Estaba tan concentrado en lo que leía que poca atención prestaba a la gente que entraba al vagón. En algún momento de mi trayecto debieron entrar dos chicos en pitillos vaqueros, náuticos marrones y camisas probablemente de Pedro del Hierro. Gemeliers. Los dos llevaban un corte de pelo inspirado en Bertín Osborne al que decidieron añadir unas discretas patillas que yo ni perdiendo una apuesta llevaría. Cuestión de gustos, moda y estética. Yo llevaba las uñas pintadas y ellos unas patillas a lo Morante de la Puebla. Yo, calcetines rosas, y ellos, náuticos de cuero. Estaba leyendo un libro sobre la teoría queer y ellos hablaban sobre cómo uno de sus bros era muy buen delantero pero bastante chupón.
“Hermano, que lleva las uñas pintadas. Mira, mira. Será maricón…’. ¿Qué pretendían? ¿Querían saber de dónde era mi esmalte?”
Me interesa tan poco el fútbol que, casi de forma instintiva, mi cabeza dejó de leer y comenzó a escuchar lo que estos decían. Ella curiosa. El amigo de estos individuos era el mejor del equipo, pero un egoísta porque jamás pasaba el balón a sus compañeros. “El maricón solo quiere marcar él”, decía uno. Esta fue la primera vez que pronunciaron la palabra maricón en su discurso. “Para maricón el de enfrente”, contestó el otro. Bien, justo lo que yo quería, dos gallitos hablando de mí. “Hermano, que lleva las uñas pintadas. Mira, mira. Será maricón…”. ¿Qué pretendían? ¿Querían saber de dónde era mi esmalte? Yo seguía a lo mío –o lo intentaba, porque realmente no estaba prestando atención a las páginas de Preciado–. “¿No le da vergüenza salir así de casa?”, dijo uno. “Tío, que lleva calcetines rosas…”. Con lo que me había costado combinar mi modelito, alguien se había dado cuenta, menos mal. “Mira el travelo que sale en su libro”. Me estaban analizando a la perfección, qué seres tan observadores.

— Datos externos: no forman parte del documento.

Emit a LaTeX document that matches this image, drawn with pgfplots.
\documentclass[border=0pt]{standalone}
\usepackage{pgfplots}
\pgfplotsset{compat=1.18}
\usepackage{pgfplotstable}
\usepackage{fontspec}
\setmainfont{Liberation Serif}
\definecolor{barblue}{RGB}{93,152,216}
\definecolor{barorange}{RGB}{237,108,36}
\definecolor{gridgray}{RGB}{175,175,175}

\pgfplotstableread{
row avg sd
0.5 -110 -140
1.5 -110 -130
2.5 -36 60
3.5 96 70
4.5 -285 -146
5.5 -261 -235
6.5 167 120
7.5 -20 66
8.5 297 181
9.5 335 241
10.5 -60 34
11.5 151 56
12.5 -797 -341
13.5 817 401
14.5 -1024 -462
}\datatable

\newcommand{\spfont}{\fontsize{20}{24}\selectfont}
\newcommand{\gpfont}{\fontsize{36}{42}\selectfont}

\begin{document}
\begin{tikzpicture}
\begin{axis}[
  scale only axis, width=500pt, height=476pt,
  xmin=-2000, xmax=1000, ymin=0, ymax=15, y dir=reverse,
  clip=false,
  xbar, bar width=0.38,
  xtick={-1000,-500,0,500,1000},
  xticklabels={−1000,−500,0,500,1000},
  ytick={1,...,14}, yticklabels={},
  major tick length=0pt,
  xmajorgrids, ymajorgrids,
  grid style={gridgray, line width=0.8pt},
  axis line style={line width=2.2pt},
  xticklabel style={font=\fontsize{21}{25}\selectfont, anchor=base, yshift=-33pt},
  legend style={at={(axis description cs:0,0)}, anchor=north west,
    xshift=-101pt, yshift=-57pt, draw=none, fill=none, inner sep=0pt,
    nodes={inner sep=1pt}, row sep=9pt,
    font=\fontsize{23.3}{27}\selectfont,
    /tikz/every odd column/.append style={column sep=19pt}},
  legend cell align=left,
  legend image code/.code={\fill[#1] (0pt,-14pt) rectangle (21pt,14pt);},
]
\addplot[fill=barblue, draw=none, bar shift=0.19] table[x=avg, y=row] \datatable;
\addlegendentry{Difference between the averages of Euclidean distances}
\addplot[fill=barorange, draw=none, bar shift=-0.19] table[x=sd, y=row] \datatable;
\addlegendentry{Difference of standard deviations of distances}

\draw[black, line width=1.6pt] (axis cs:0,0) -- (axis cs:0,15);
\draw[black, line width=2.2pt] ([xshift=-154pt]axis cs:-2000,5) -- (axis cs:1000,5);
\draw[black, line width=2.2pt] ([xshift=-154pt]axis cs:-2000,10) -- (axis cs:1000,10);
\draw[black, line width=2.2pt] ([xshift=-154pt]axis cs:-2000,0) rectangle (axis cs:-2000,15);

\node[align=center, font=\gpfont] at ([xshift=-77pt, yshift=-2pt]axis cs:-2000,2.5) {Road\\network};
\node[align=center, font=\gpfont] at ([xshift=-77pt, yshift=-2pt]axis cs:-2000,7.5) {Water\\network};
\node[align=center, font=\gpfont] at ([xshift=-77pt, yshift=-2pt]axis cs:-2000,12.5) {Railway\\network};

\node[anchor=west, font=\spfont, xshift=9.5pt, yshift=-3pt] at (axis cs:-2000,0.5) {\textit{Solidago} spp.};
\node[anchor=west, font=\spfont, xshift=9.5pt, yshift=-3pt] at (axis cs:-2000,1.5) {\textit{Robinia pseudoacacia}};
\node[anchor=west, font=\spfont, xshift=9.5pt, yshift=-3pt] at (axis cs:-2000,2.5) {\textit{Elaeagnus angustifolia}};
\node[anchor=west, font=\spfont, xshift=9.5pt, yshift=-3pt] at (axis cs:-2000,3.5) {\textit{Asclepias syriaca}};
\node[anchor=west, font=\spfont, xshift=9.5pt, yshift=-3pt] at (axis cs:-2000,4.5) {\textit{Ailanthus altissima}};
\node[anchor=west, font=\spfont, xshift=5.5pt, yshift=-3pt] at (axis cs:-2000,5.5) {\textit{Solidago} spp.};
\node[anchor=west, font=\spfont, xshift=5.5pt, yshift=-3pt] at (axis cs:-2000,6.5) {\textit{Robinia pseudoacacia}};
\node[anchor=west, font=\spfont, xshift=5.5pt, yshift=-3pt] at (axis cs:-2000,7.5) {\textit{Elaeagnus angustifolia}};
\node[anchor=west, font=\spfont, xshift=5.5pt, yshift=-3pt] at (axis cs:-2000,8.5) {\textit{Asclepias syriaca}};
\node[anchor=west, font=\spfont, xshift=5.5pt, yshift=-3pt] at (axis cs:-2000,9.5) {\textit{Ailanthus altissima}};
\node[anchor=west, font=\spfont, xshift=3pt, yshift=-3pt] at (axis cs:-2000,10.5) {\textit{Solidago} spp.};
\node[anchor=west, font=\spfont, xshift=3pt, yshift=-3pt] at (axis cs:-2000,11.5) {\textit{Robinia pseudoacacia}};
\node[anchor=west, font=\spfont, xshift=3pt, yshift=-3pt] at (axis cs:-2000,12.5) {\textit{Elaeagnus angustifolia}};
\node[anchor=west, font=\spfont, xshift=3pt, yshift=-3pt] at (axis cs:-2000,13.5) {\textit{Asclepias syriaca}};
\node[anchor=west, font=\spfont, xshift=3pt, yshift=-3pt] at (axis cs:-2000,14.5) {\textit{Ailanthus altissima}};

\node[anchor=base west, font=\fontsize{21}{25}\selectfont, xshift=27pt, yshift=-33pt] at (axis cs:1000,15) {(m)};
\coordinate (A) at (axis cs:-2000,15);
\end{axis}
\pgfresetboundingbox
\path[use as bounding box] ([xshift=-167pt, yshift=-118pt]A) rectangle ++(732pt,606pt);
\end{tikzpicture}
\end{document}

Por fin llegué a mi parada. Cerré mi libro, abrí la mochila, lo guardé y salí tranquilamente teniendo cuidado para no introducir el pie entre coche y andén. El par de protofutbolistas salió también, pero no quise hacerles demasiado caso. Anduve por los desérticos pasillos unos diez metros en absoluto silencio hasta que uno de ellos, entre risas, decidió alzar la voz. “¡Eh, tú, maricón!”. No había nadie más en la estación de metro, y mucho menos otro maricón. Me giré, los miré con mi cara antimachirulos y seguí mi camino. Ellos seguían detrás y cada vez venían a más velocidad. “Sí, tú, maricón, solo queremos ver tus uñas…”. Estaban disfrutando como yo con una clase de los Javis en el 24h de OT. Se reían y mucho. “Puto maricón, ¡que no corras!”.

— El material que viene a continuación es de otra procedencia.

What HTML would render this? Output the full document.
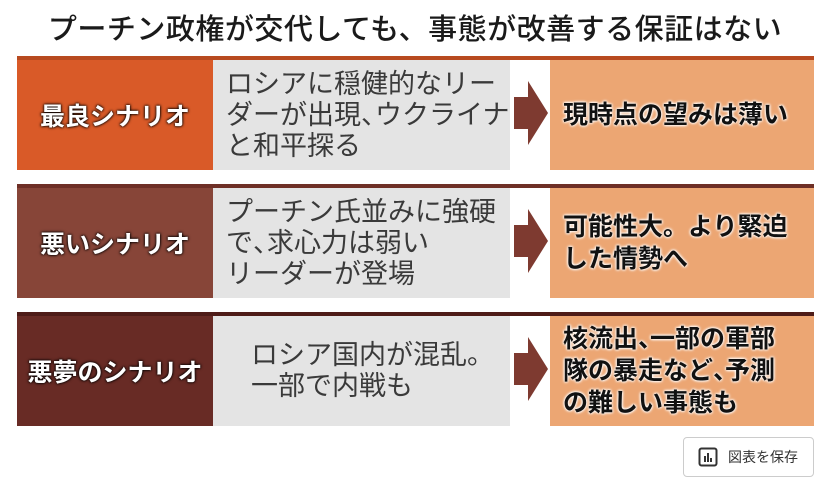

“Ellos seguían detrás y cada vez venían a más velocidad. ‘Sí, tú, maricón, solo queremos ver tus uñas’. Ellos estaban disfrutando como yo con una clase de los Javis en el 24h de OT”
Subía las escaleras mecánicas hacia el mundo exterior de dos en dos. No hacía tanto ejercicio desde mi última clase de educación física en el instituto. Ellos, deportistas y futboleros, corrían detrás de mí sin cansarse. Salí de la estación, ya casi estaba en casa. A ellos no los vi salir, y creo que jamás salieron. Sabía que tenían que hacer transbordo a la línea 9 porque lo había escuchado mientras cotilleaba su conversación, así que supuse que no iban a salir simplemente para preguntarme el nombre de mi esmalte de uñas. Llegué a mi portal, me senté en las escaleras y escribí un whatsapp en el grupo de mis amigos. “Me acaban de perseguir dos tíos gritándome ‘maricón’ en el metro”.
No estaba asustado, pero sí sentía rabia e impotencia. No entendía ni entiendo por qué alguien querría perseguirme a gritos por no hacer absolutamente nada. Llevaba las uñas pintadas siendo hombre cis, efectivamente. Vestía de rosa teniendo un pene entre las piernas, sí. A mí no se me pasó por la cabeza perseguirles al grito de “fachas”. Tu vestimenta y apariencia física no determinan tu sexualidad ni ideología y, aunque consideres que un chico con uñas rosas es directamente homosexual, eso no te da derecho a acosarlo e intimidarlo de tal forma. No te da derecho a ser gilipollas.
Mientras escribo esto, estoy eligiendo el siguiente color para pintarme las uñas: seguiré dando motivos para que me llamen maricón.